The previous SYNC system required users to input address numbers, street names, and the name of a city all in separate windows before navigation could begin.

SYNC 3 also offers Siri Eyes-Free capability for iPhone users. You simply press down and hold the voice activation button on the steering wheel to ask a question.

By pressing the voice activation button on the steering wheel, you also can use hands-free texting through connected smartphones. I, however, had some issues with my Ford Escape's IVI. After sending a couple of voice-activated texts, the system began telling me there were no messages in my in-box. That may be a glitch in need of a fix.

Another great feature of SYNC 3 is over-the-air software updates using Wi-Fi. You simply park close enough to your home's Wi-Fi router to connect to it and then navigate to the update screen. Previously, owners had to download updates to a thumb drive and plug it into the vehicle's USB port or bring the vehicle to a dealer.
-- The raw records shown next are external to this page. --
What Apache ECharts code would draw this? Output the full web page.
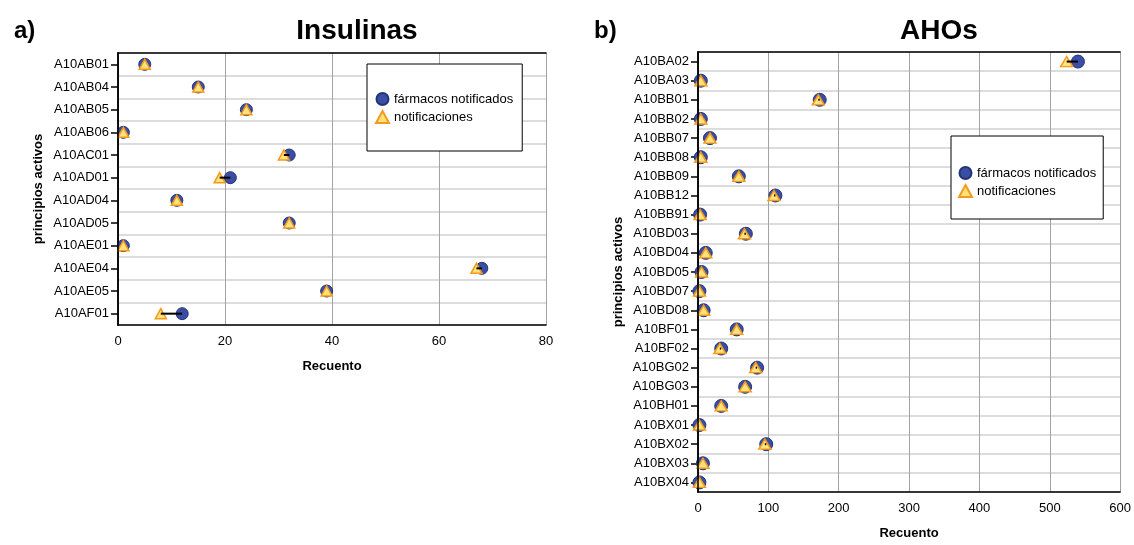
<!DOCTYPE html>
<html>
<head>
<meta charset="utf-8">
<script src="https://cdn.jsdelivr.net/npm/echarts@6/dist/echarts.min.js"></script>
<style>
  html, body { margin: 0; padding: 0; background: #fff; }
  #chart { width: 1134px; height: 545px; }
</style>
</head>
<body>
<div id="chart"></div>
<script>
// Insulinas: active ingredients, count of reported drugs vs. reports
const insCategories = ['A10AB01','A10AB04','A10AB05','A10AB06','A10AC01','A10AD01','A10AD04','A10AD05','A10AE01','A10AE04','A10AE05','A10AF01'];
const insFarmacos   = [5, 15, 24, 1, 32, 21, 11, 32, 1, 68, 39, 12];
const insNotif      = [5, 15, 24, 1, 31, 19, 11, 32, 1, 67, 39, 8];
const insTicks      = { min: 0, max: 80, interval: 20 };

// AHOs: oral antidiabetics
const ahoCategories = ['A10BA02','A10BA03','A10BB01','A10BB02','A10BB07','A10BB08','A10BB09','A10BB12','A10BB91','A10BD03','A10BD04','A10BD05','A10BD07','A10BD08','A10BF01','A10BF02','A10BG02','A10BG03','A10BH01','A10BX01','A10BX02','A10BX03','A10BX04'];
const ahoFarmacos   = [540, 4, 173, 4, 17, 4, 58, 110, 3, 68, 11, 5, 2, 8, 55, 33, 84, 67, 33, 2, 97, 7, 2];
const ahoNotif      = [524, 4, 171, 4, 17, 4, 58, 108, 3, 66, 11, 5, 2, 8, 55, 31, 82, 67, 33, 2, 95, 7, 2];
const ahoTicks      = { min: 0, max: 600, interval: 100 };

const NAME_F = 'fármacos notificados';
const NAME_N = 'notificaciones';
const FONT = '"Liberation Sans", Arial, Helvetica, sans-serif';

const circleStyle = { color: '#3a4ea3', borderColor: '#24347a', borderWidth: 1, opacity: 1 };
const triStyle = { color: '#ffe37a', borderColor: '#f39a1e', borderWidth: 1.5, opacity: 1 };

function pairs(values, cats) {
  return values.map((v, i) => [v, cats[i]]);
}

function connectors(a, b, cats) {
  return a.map((v, i) => [Math.min(v, b[i]), Math.max(v, b[i]), cats[i]]);
}

function xAxisFor(grid, ticks) {
  return {
    type: 'value', gridIndex: grid,
    min: ticks.min, max: ticks.max, interval: ticks.interval,
    name: 'Recuento', nameLocation: 'middle', nameGap: 35,
    nameTextStyle: { fontFamily: FONT, fontSize: 13, fontWeight: 'bold', color: '#000' },
    axisLine: { show: true, lineStyle: { color: '#000', width: 1.5 } },
    axisTick: { show: false },
    axisLabel: { fontFamily: FONT, fontSize: 13, color: '#000', margin: 10 },
    splitLine: { show: true, lineStyle: { color: '#a3a3a3', width: 1 } }
  };
}

// top edge of the plot frame
function xFrameFor(grid, ticks) {
  return {
    type: 'value', gridIndex: grid, position: 'top', z: 6,
    min: ticks.min, max: ticks.max, interval: ticks.interval,
    axisLine: { show: true, lineStyle: { color: '#000', width: 1.5 } },
    axisTick: { show: false }, axisLabel: { show: false }, splitLine: { show: false }
  };
}

function yAxisFor(grid, cats) {
  return {
    type: 'category', gridIndex: grid, data: cats, inverse: true,
    name: 'principios activos', nameLocation: 'middle', nameGap: 73, nameRotate: 90,
    nameTextStyle: { fontFamily: FONT, fontSize: 13, fontWeight: 'bold', color: '#000' },
    axisLine: { show: true, lineStyle: { color: '#000', width: 1.5 } },
    axisTick: { show: true, alignWithLabel: true, length: 7, lineStyle: { color: '#000', width: 1.5 } },
    axisLabel: { fontFamily: FONT, fontSize: 13, color: '#000', margin: 9 },
    splitLine: { show: true, lineStyle: { color: '#dcdcdc', width: 2 } }
  };
}

// right edge of the plot frame
function yFrameFor(grid, cats) {
  return {
    type: 'category', gridIndex: grid, data: cats, inverse: true, position: 'right', z: 6,
    axisLine: { show: true, lineStyle: { color: '#000', width: 1.5 } },
    axisTick: { show: false }, axisLabel: { show: false }, splitLine: { show: false }
  };
}

function seriesFor(xi, yi, cats, farm, notif, cSize, tSize) {
  return [
    {
      name: NAME_F, type: 'scatter', xAxisIndex: xi, yAxisIndex: yi,
      symbol: 'circle', symbolSize: cSize, itemStyle: circleStyle,
      data: pairs(farm, cats), z: 3, silent: true
    },
    {
      name: NAME_N, type: 'scatter', xAxisIndex: xi, yAxisIndex: yi,
      symbol: 'triangle', symbolSize: tSize, itemStyle: triStyle,
      data: pairs(notif, cats), z: 4, silent: true
    },
    {
      type: 'custom', xAxisIndex: xi, yAxisIndex: yi, z: 5, silent: true,
      data: connectors(farm, notif, cats),
      encode: { x: [0, 1], y: 2 },
      renderItem: function (params, api) {
        const p0 = api.coord([api.value(0), api.value(2)]);
        const p1 = api.coord([api.value(1), api.value(2)]);
        return {
          type: 'line',
          shape: { x1: p0[0], y1: p0[1], x2: p1[0], y2: p1[1] },
          style: { stroke: '#000', lineWidth: 2 }
        };
      }
    }
  ];
}

function legendFor(left, top, padding) {
  return {
    orient: 'vertical', left: left, top: top,
    data: [NAME_F, NAME_N],
    backgroundColor: '#fff', borderColor: '#000', borderWidth: 1,
    padding: padding, itemGap: 4, itemWidth: 13, itemHeight: 12,
    selectedMode: false,
    textStyle: { fontFamily: FONT, fontSize: 13, color: '#000' }
  };
}

const chart = echarts.init(document.getElementById('chart'), null, { renderer: 'canvas' });

chart.setOption({
  animation: false,
  backgroundColor: '#fff',
  title: [
    { text: 'a)', left: 9, top: 14, textStyle: { fontFamily: FONT, fontSize: 24, fontWeight: 'bold', color: '#000' } },
    { text: 'Insulinas', left: 352, top: 12, textAlign: 'center', textStyle: { fontFamily: FONT, fontSize: 28, fontWeight: 'bold', color: '#000' } },
    { text: 'b)', left: 589, top: 14, textStyle: { fontFamily: FONT, fontSize: 24, fontWeight: 'bold', color: '#000' } },
    { text: 'AHOs', left: 934, top: 12, textAlign: 'center', textStyle: { fontFamily: FONT, fontSize: 28, fontWeight: 'bold', color: '#000' } }
  ],
  grid: [
    { left: 118, top: 53, width: 428, height: 272 },
    { left: 698, top: 52, width: 425, height: 446 }
  ],
  legend: [
    legendFor(367, 64, [28, 9, 27, 8]),
    legendFor(951, 136, [30, 7, 21, 7])
  ],
  xAxis: [xAxisFor(0, insTicks), xAxisFor(1, ahoTicks), xFrameFor(0, insTicks), xFrameFor(1, ahoTicks)],
  yAxis: [yAxisFor(0, insCategories), yAxisFor(1, ahoCategories), yFrameFor(0, insCategories), yFrameFor(1, ahoCategories)],
  series: [].concat(
    seriesFor(0, 0, insCategories, insFarmacos, insNotif, 12, [11, 10]),
    seriesFor(1, 1, ahoCategories, ahoFarmacos, ahoNotif, 13, [12, 10])
  )
});
</script>
</body>
</html>
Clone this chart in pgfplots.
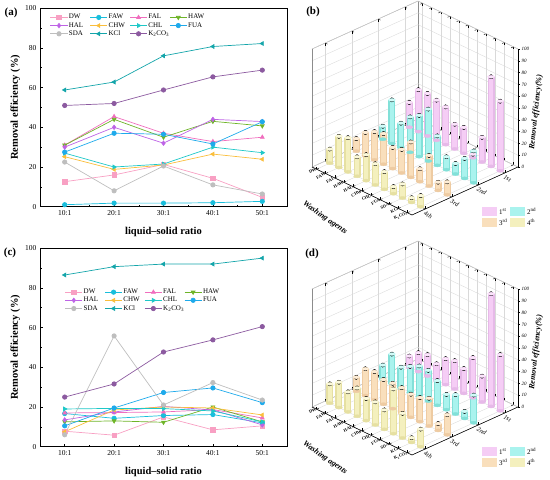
\documentclass[border=0pt]{standalone}
\usepackage{pgfplots}
\pgfplotsset{compat=1.18}
\usepackage{pgfplotstable}
\usepackage{fontspec}
\setmainfont{Liberation Serif}

\definecolor{cDW}{RGB}{248,160,195}
\definecolor{cFAW}{RGB}{25,190,220}
\definecolor{cFAL}{RGB}{240,110,190}
\definecolor{cHAW}{RGB}{110,180,40}
\definecolor{cHAL}{RGB}{190,100,230}
\definecolor{cCHW}{RGB}{250,190,60}
\definecolor{cCHL}{RGB}{30,200,200}
\definecolor{cFUA}{RGB}{30,170,235}
\definecolor{cSDA}{RGB}{190,190,190}
\definecolor{cKCl}{RGB}{20,165,170}
\definecolor{cKCO}{RGB}{140,90,160}

\definecolor{aD}{RGB}{230,185,232}\definecolor{aM}{RGB}{245,205,245}\definecolor{aT}{RGB}{251,228,251}
\definecolor{bD}{RGB}{130,224,216}\definecolor{bM}{RGB}{170,243,238}\definecolor{bT}{RGB}{210,251,248}
\definecolor{cD}{RGB}{238,203,162}\definecolor{cM}{RGB}{249,223,188}\definecolor{cT}{RGB}{253,237,215}
\definecolor{dD}{RGB}{230,224,162}\definecolor{dM}{RGB}{244,240,190}\definecolor{dT}{RGB}{251,249,220}

\pgfplotstableread{
x DW FAW FAL HAW HAL CHW CHL FUA SDA KCl KCO
1 12.6 1.0 31.0 31.0 30.0 25.2 27.0 27.5 22.5 58.8 51.0
2 16.0 1.8 45.4 44.0 40.0 18.8 20.0 37.0 8.0 62.8 52.0
3 21.3 1.8 37.0 35.0 32.0 21.0 21.5 36.5 20.5 76.0 58.8
4 14.3 2.0 32.8 43.0 44.0 26.5 30.0 31.6 11.0 80.7 65.4
5 4.7 2.7 35.0 40.7 42.9 23.9 27.2 42.8 6.4 82.2 68.8
}\dataA

\pgfplotstableread{
x DW FAW FAL HAW HAL CHW CHL FUA SDA KCl KCO
1 7.8 16.7 17.0 12.5 13.5 7.5 19.0 10.5 6.0 86.5 25.0
2 5.8 14.3 17.2 13.0 17.5 18.5 19.3 19.5 55.8 90.7 31.6
3 15.0 15.7 17.5 12.3 20.3 20.0 19.2 27.3 21.0 92.0 47.7
4 8.5 16.2 18.7 20.0 18.5 19.5 18.0 29.6 32.3 92.0 53.8
5 10.5 12.0 14.5 12.5 11.0 16.0 12.5 22.2 23.5 95.0 60.5
}\dataC

% panel (b): one table per wash (y: 1st=3 ... 4th=0), o = floor
\pgfplotstableread{
x y o v
0 3 0 21
1 3 0 35.5
2 3 0 36
3 3 0 34
4 3 0 32
5 3 0 21
6 3 0 22
7 3 0 3
8 3 0 21
9 3 0 76
10 3 0 59
}\bOne
\pgfplotstableread{
x y o v
0 2 0 11
1 2 0 37
2 2 0 21
3 2 0 30
4 2 0 35
5 2 0 44
6 2 0 25
7 2 0 11
8 2 0 9
9 2 0 17
10 2 0 27
}\bTwo
\pgfplotstableread{
x y o v
0 1 0 10.7
1 1 0 19.6
2 1 0 24
3 1 0 26
4 1 0 18
5 1 0 20
6 1 0 30
7 1 0 11
8 1 0 26
9 1 0 7
10 1 0 11
}\bThree
\pgfplotstableread{
x y o v
0 0 0 12
1 0 0 26.5
2 0 0 29
3 0 0 16.5
4 0 0 22
5 0 0 18
6 0 0 15
7 0 0 6
8 0 0 12
9 0 0 4
10 0 0 9.5
}\bFour

% panel (d)
\pgfplotstableread{
x y o v
0 3 0 9.5
1 3 0 16
2 3 0 18
3 3 0 14
4 3 0 22
5 3 0 24
6 3 0 21
7 3 0 34
8 3 0 22
9 3 0 95.5
10 3 0 47.6
}\dOne
\pgfplotstableread{
x y o v
0 2 0 12
1 2 0 25
2 2 0 17.6
3 2 0 22
4 2 0 26
5 2 0 26
6 2 0 21
7 2 0 13
8 2 0 16.5
9 2 0 6
10 2 0 23.5
}\dTwo
\pgfplotstableread{
x y o v
0 1 0 11.8
1 1 0 22.7
2 1 0 24
3 1 0 21
4 1 0 21.5
5 1 0 21.5
6 1 0 19.6
7 1 0 20.5
8 1 0 23.6
9 1 0 5.8
10 1 0 17
}\dThree
\pgfplotstableread{
x y o v
0 0 0 16.4
1 0 0 21.5
2 0 0 17
3 0 0 24
4 0 0 18.8
5 0 0 19.6
6 0 0 16.5
7 0 0 38
8 0 0 21
9 0 0 4
10 0 0 15
}\dFour

\newcommand\lgd[1]{\makebox[15pt][l]{#1}}

\pgfplotsset{
  sDW/.style={color=cDW, mark=square*, mark options={solid,fill=cDW}},
  sFAW/.style={color=cFAW, mark=*, mark options={solid,fill=cFAW}},
  sFAL/.style={color=cFAL, mark=triangle*, mark options={solid,fill=cFAL}},
  sHAW/.style={color=cHAW, mark=triangle*, mark options={solid,fill=cHAW,rotate=180}},
  sHAL/.style={color=cHAL, mark=diamond*, mark options={solid,fill=cHAL}},
  sCHW/.style={color=cCHW, mark=triangle*, mark options={solid,fill=cCHW,rotate=90}},
  sCHL/.style={color=cCHL, mark=triangle*, mark options={solid,fill=cCHL,rotate=-90}},
  sFUA/.style={color=cFUA, mark=*, mark options={solid,fill=cFUA}},
  sSDA/.style={color=cSDA, mark=*, mark options={solid,fill=cSDA}},
  sKCl/.style={color=cKCl, mark=triangle*, mark options={solid,fill=cKCl,rotate=90}},
  sKCO/.style={color=cKCO, mark=*, mark options={solid,fill=cKCO}},
  lineaxis/.style={
    anchor=south west, width=247pt, height=198.5pt, scale only axis,
    xmin=0.5, xmax=5.5, ymin=0, ymax=100,
    xtick={1,2,3,4,5}, xticklabels={10:1,20:1,30:1,40:1,50:1},
    ytick={0,20,...,100}, minor x tick num=1, minor y tick num=1,
    tick pos=left, tick align=inside, major tick length=3pt, minor tick length=1.8pt,
    axis line style={line width=0.6pt}, tick style={line width=0.5pt, black},
    /pgf/number format/assume math mode=true,
    ticklabel style={font=\fontsize{7.5}{8}\selectfont},
    xlabel={liquid–solid ratio}, ylabel={Removal efficiency (\%)},
    label style={font=\bfseries\fontsize{10.5}{12}\selectfont},
    xlabel style={at={(axis description cs:0.5,-0.125)}, anchor=center},
    ylabel style={at={(axis description cs:-0.1,0.5)}, anchor=center},
    every axis plot/.append style={line width=0.7pt, mark size=2.2pt},
    legend columns=4,
    legend style={draw=none, fill=none, anchor=north west,
      font=\fontsize{7}{8}\selectfont, nodes={inner sep=1pt},
      /tikz/every even column/.append style={column sep=5pt}},
  },
  baraxis/.style={
    anchor=origin,
    x={(9.09pt,-4.36pt)}, y={(26.5pt,12pt)}, z={(0pt,1.18pt)},
    xmin=-0.5, xmax=10.5, ymin=-0.5, ymax=3.5, zmin=0, zmax=100,
    xtick={0,...,10},
    xticklabels={DW,FAW,FAL,HAW,HAL,CHW,CHL,FUA,SDA,KCl,K\textsubscript{2}CO\textsubscript{3}},
    ytick={0,1,2,3}, yticklabels={4th,3rd,2nd,1st},
    ztick={0,10,...,100}, zticklabels={}, ztick style={draw=none},
    grid=major, grid style={black!15, line width=0.35pt},
    axis line style={black!45, line width=0.4pt},
    tick style={black, line width=0.4pt}, major tick length=2.5pt,
    x tick label style={font=\fontsize{4.4}{5}\selectfont\bfseries, rotate=25, anchor=east, inner sep=0.3pt},
    y tick label style={font=\fontsize{6.5}{7}\selectfont\itshape, rotate=-30, anchor=north west, inner sep=1pt},
    clip=false,
  },
}

\newcommand\lineplots[1]{%
  \addplot[sDW] table[x=x,y=DW]{#1}; \addlegendentry{\lgd{DW}}
  \addplot[sFAW] table[x=x,y=FAW]{#1}; \addlegendentry{\lgd{FAW}}
  \addplot[sFAL] table[x=x,y=FAL]{#1}; \addlegendentry{\lgd{FAL}}
  \addplot[sHAW] table[x=x,y=HAW]{#1}; \addlegendentry{\lgd{HAW}}
  \addplot[sHAL] table[x=x,y=HAL]{#1}; \addlegendentry{\lgd{HAL}}
  \addplot[sCHW] table[x=x,y=CHW]{#1}; \addlegendentry{\lgd{CHW}}
  \addplot[sCHL] table[x=x,y=CHL]{#1}; \addlegendentry{\lgd{CHL}}
  \addplot[sFUA] table[x=x,y=FUA]{#1}; \addlegendentry{\lgd{FUA}}
  \addplot[sSDA] table[x=x,y=SDA]{#1}; \addlegendentry{\lgd{SDA}}
  \addplot[sKCl] table[x=x,y=KCl]{#1}; \addlegendentry{\lgd{KCl}}
  \addplot[sKCO] table[x=x,y=KCO]{#1}; \addlegendentry{\lgd{K\textsubscript{2}CO\textsubscript{3}}}
}

% #1 table, #2 dark, #3 mid, #4 top
\newcommand\barrow[4]{%
  \addplot3[only marks, mark=*, mark size=3.5pt, mark options={yscale=0.45, fill=#2, draw=#2}]
    table[x=x, y=y, z=o]{#1};
  \addplot3[only marks, mark=none, error bars/.cd, z dir=minus, z explicit, error mark=none,
    error bar style={draw=#2, line width=7pt}]
    table[x=x, y=y, z=v, z error=v]{#1};
  \addplot3[only marks, mark=none, error bars/.cd, z dir=minus, z explicit, error mark=none,
    error bar style={draw=#3, line width=4.6pt}]
    table[x=x, y=y, z=v, z error=v]{#1};
  \addplot3[only marks, mark=*, mark size=3.5pt, mark options={yscale=0.45, fill=#4, draw=#3, line width=0.2pt}]
    table[x=x, y=y, z=v]{#1};
}

\newcommand\zaxisright{%
  \draw[black, line width=0.5pt] (axis cs:-0.5,-0.5,0) -- (axis cs:10.5,-0.5,0) -- (axis cs:10.5,3.5,0);
  \draw[black, line width=0.5pt] (axis cs:10.5,3.5,0) -- (axis cs:10.5,3.5,100);
  \pgfplotsinvokeforeach{0,10,20,30,40,50,60,70,80,90,100}{%
    \draw[black, line width=0.4pt] (axis cs:10.5,3.5,##1) -- ++(2.5pt,0pt)
      node[right, inner sep=1pt, font=\fontsize{5}{6}\selectfont\itshape]{##1};
  }%
}

\newcommand\barlegend[1]{%
  \begin{scope}[yshift=#1]
    \fill[aM] (482pt,264pt) rectangle (497pt,272.7pt);
    \node[anchor=west, inner sep=1pt, font=\fontsize{7}{8}\selectfont] at (498pt,268.3pt) {1\textsuperscript{st}};
    \fill[bM] (510pt,264pt) rectangle (525pt,272.7pt);
    \node[anchor=west, inner sep=1pt, font=\fontsize{7}{8}\selectfont] at (526pt,268.3pt) {2\textsuperscript{nd}};
    \fill[cM] (482pt,253.3pt) rectangle (497pt,262pt);
    \node[anchor=west, inner sep=1pt, font=\fontsize{7}{8}\selectfont] at (498pt,257.7pt) {3\textsuperscript{rd}};
    \fill[dM] (510pt,253.3pt) rectangle (525pt,262pt);
    \node[anchor=west, inner sep=1pt, font=\fontsize{7}{8}\selectfont] at (526pt,257.7pt) {4\textsuperscript{th}};
  \end{scope}
}

\begin{document}
\begin{tikzpicture}
\useasboundingbox (0,0) rectangle (550pt,480pt);

% (a)
\begin{axis}[lineaxis, at={(40pt,273.3pt)},
  legend style={at={(axis description cs:0.028,0.985)}}]
  \lineplots{\dataA}
\end{axis}

% (c)
\begin{axis}[lineaxis, at={(40pt,33.3pt)},
  legend style={at={(axis description cs:0.088,0.81)}}]
  \lineplots{\dataC}
\end{axis}

% (b)
\begin{axis}[baraxis, at={(329.8pt,316.8pt)}]
  \barrow{\bOne}{aD}{aM}{aT}
  \barrow{\bTwo}{bD}{bM}{bT}
  \barrow{\bThree}{cD}{cM}{cT}
  \barrow{\bFour}{dD}{dM}{dT}
  \zaxisright
\end{axis}

% (d)
\begin{axis}[baraxis, at={(329.8pt,76.8pt)}]
  \barrow{\dOne}{aD}{aM}{aT}
  \barrow{\dTwo}{bD}{bM}{bT}
  \barrow{\dThree}{cD}{cM}{cT}
  \barrow{\dFour}{dD}{dM}{dT}
  \zaxisright
\end{axis}

\barlegend{0pt}
\barlegend{-240pt}

\node[font=\bfseries\itshape\fontsize{8}{9}\selectfont, rotate=-35] at (325pt,262pt) {Washing agents};
\node[font=\bfseries\itshape\fontsize{8}{9}\selectfont, rotate=-35] at (325pt,22pt) {Washing agents};
\node[font=\bfseries\itshape\fontsize{8}{9}\selectfont, rotate=84] at (536pt,368pt) {Removal efficiency(\%)};
\node[font=\bfseries\itshape\fontsize{8}{9}\selectfont, rotate=84] at (536pt,128pt) {Removal efficiency(\%)};

\node[font=\bfseries\fontsize{11}{12}\selectfont] at (11pt,467pt) {(a)};
\node[font=\bfseries\fontsize{11}{12}\selectfont] at (313pt,468pt) {(b)};
\node[font=\bfseries\fontsize{11}{12}\selectfont] at (10pt,227pt) {(c)};
\node[font=\bfseries\fontsize{11}{12}\selectfont] at (312pt,226pt) {(d)};
\end{tikzpicture}
\end{document}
SYNC 3 also comes with an enhanced 911 Assist that provides subscription-free emergency calling in the event of an accident.

Overall, the SYNC 3 system has reduced complexity and prioritized the most important functions, such as navigation, search and smartphone use. While I like the tile-like icons, I do believe they could be made even bigger. My rational? The bigger they are, the easier they are to find.

SYNC 3 definitely offers a more straightforward user experience, but it needs to be more tightly integrated with smartphones OSes in order for drivers to have a more seamless mobile experience. After all, cars are quickly becoming simply your largest digital mobile device.